_Exercise aim_
Return the lines below exactly, from the first line to the line that contains "3)), linewidth=0.9, zorder=0)". Leave out pictures.

_Recorded data_
◆ ◆ ◆ ◆ ◆ ◆ ◆
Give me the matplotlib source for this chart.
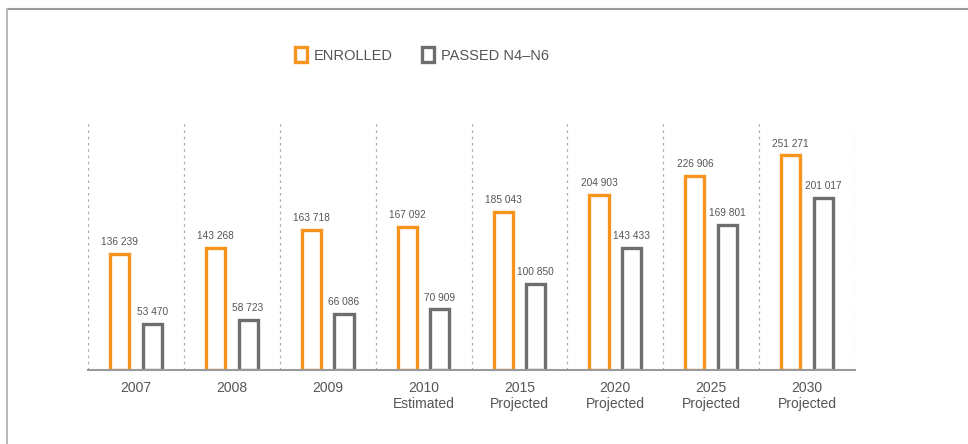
import matplotlib
matplotlib.use("Agg")
import matplotlib.pyplot as plt
from matplotlib.patches import Patch
from matplotlib.lines import Line2D
import numpy as np

years = ["2007", "2008", "2009", "2010", "2015", "2020", "2025", "2030"]
notes = ["", "", "", "Estimated", "Projected", "Projected", "Projected", "Projected"]
enrolled = [136239, 143268, 163718, 167092, 185043, 204903, 226906, 251271]
passed = [53470, 58723, 66086, 70909, 100850, 143433, 169801, 201017]
series_names = ["ENROLLED", "PASSED N4\u2013N6"]

ORANGE = "#F7941D"
GRAY = "#6D6E71"
TEXT = "#555555"

def fmt(v):
    return f"{v:,}".replace(",", " ")

fig = plt.figure(figsize=(9.68, 4.44), dpi=100)
ax = fig.add_axes([88/968, (444-370)/444, (855-88)/968, 250/444])

x = np.arange(len(years))
w = 0.20
off = 0.17
b1 = ax.bar(x - off, enrolled, width=w, facecolor="white", edgecolor=ORANGE, linewidth=2.4)
b2 = ax.bar(x + off, passed, width=w, facecolor="white", edgecolor=GRAY, linewidth=2.4)

for bars, vals in ((b1, enrolled), (b2, passed)):
    for r, v in zip(bars, vals):
        ax.annotate(fmt(v), (r.get_x() + r.get_width()/2, v), xytext=(0, 5),
                    textcoords="offset points", ha="center", va="bottom",
                    fontsize=7.3, color=TEXT, family="Liberation Sans")

for s in np.arange(-0.5, len(years), 1.0):
    ax.axvline(s, color="#AAAAAA", linestyle=(0, (2, 3)), linewidth=0.9, zorder=0)

ax.set_xlim(-0.5, len(years) - 0.5)
ax.set_ylim(0, 292800)
for sp in ("top", "right", "left"):
    ax.spines[sp].set_visible(False)
ax.spines["bottom"].set_color("#9A9A9A")
ax.spines["bottom"].set_linewidth(1.5)
ax.set_yticks([])
ax.set_xticks(x)
ax.set_xticklabels([y if not n else f"{y}\n{n}" for y, n in zip(years, notes)],
                   fontsize=10, color=TEXT, family="Liberation Sans", linespacing=1.2)
ax.tick_params(axis="x", length=0, pad=8)

handles = [Patch(facecolor="white", edgecolor=ORANGE, linewidth=2.4),
           Patch(facecolor="white", edgecolor=GRAY, linewidth=2.4)]
leg = ax.legend(handles, series_names, loc="center", bbox_to_anchor=(0.436, 0.876),
                bbox_transform=fig.transFigure, ncol=2, frameon=False,
                handlelength=0.8, handleheight=1.2, handletextpad=0.5, columnspacing=2.0,
                prop={"family": "Liberation Sans", "size": 10.5})
for t in leg.get_texts():
    t.set_color(TEXT)

# outer frame lines
fig.add_artist(Line2D([6.5/968, 1.0], [1 - 9/444, 1 - 9/444], transform=fig.transFigure,
                      color="#9A9A9A", linewidth=1.5))
fig.add_artist(Line2D([6.5/968, 6.5/968], [0, 1 - 9/444], transform=fig.transFigure,
                      color="#BBBBBB", linewidth=1.5))

fig.savefig("out.png", dpi=100, facecolor="white")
◆ ◆ ◆ ◆ ◆ ◆ ◆
_Result_
Give me the matplotlib source for this chart.
import matplotlib
matplotlib.use("Agg")
import matplotlib.pyplot as plt
from matplotlib.patches import Patch
from matplotlib.lines import Line2D
import numpy as np

years = ["2007", "2008", "2009", "2010", "2015", "2020", "2025", "2030"]
notes = ["", "", "", "Estimated", "Projected", "Projected", "Projected", "Projected"]
enrolled = [136239, 143268, 163718, 167092, 185043, 204903, 226906, 251271]
passed = [53470, 58723, 66086, 70909, 100850, 143433, 169801, 201017]
series_names = ["ENROLLED", "PASSED N4\u2013N6"]

ORANGE = "#F7941D"
GRAY = "#6D6E71"
TEXT = "#555555"

def fmt(v):
    return f"{v:,}".replace(",", " ")

fig = plt.figure(figsize=(9.68, 4.44), dpi=100)
ax = fig.add_axes([88/968, (444-370)/444, (855-88)/968, 250/444])

x = np.arange(len(years))
w = 0.20
off = 0.17
b1 = ax.bar(x - off, enrolled, width=w, facecolor="white", edgecolor=ORANGE, linewidth=2.4)
b2 = ax.bar(x + off, passed, width=w, facecolor="white", edgecolor=GRAY, linewidth=2.4)

for bars, vals in ((b1, enrolled), (b2, passed)):
    for r, v in zip(bars, vals):
        ax.annotate(fmt(v), (r.get_x() + r.get_width()/2, v), xytext=(0, 5),
                    textcoords="offset points", ha="center", va="bottom",
                    fontsize=7.3, color=TEXT, family="Liberation Sans")

for s in np.arange(-0.5, len(years), 1.0):
    ax.axvline(s, color="#AAAAAA", linestyle=(0, (2, 3)), linewidth=0.9, zorder=0)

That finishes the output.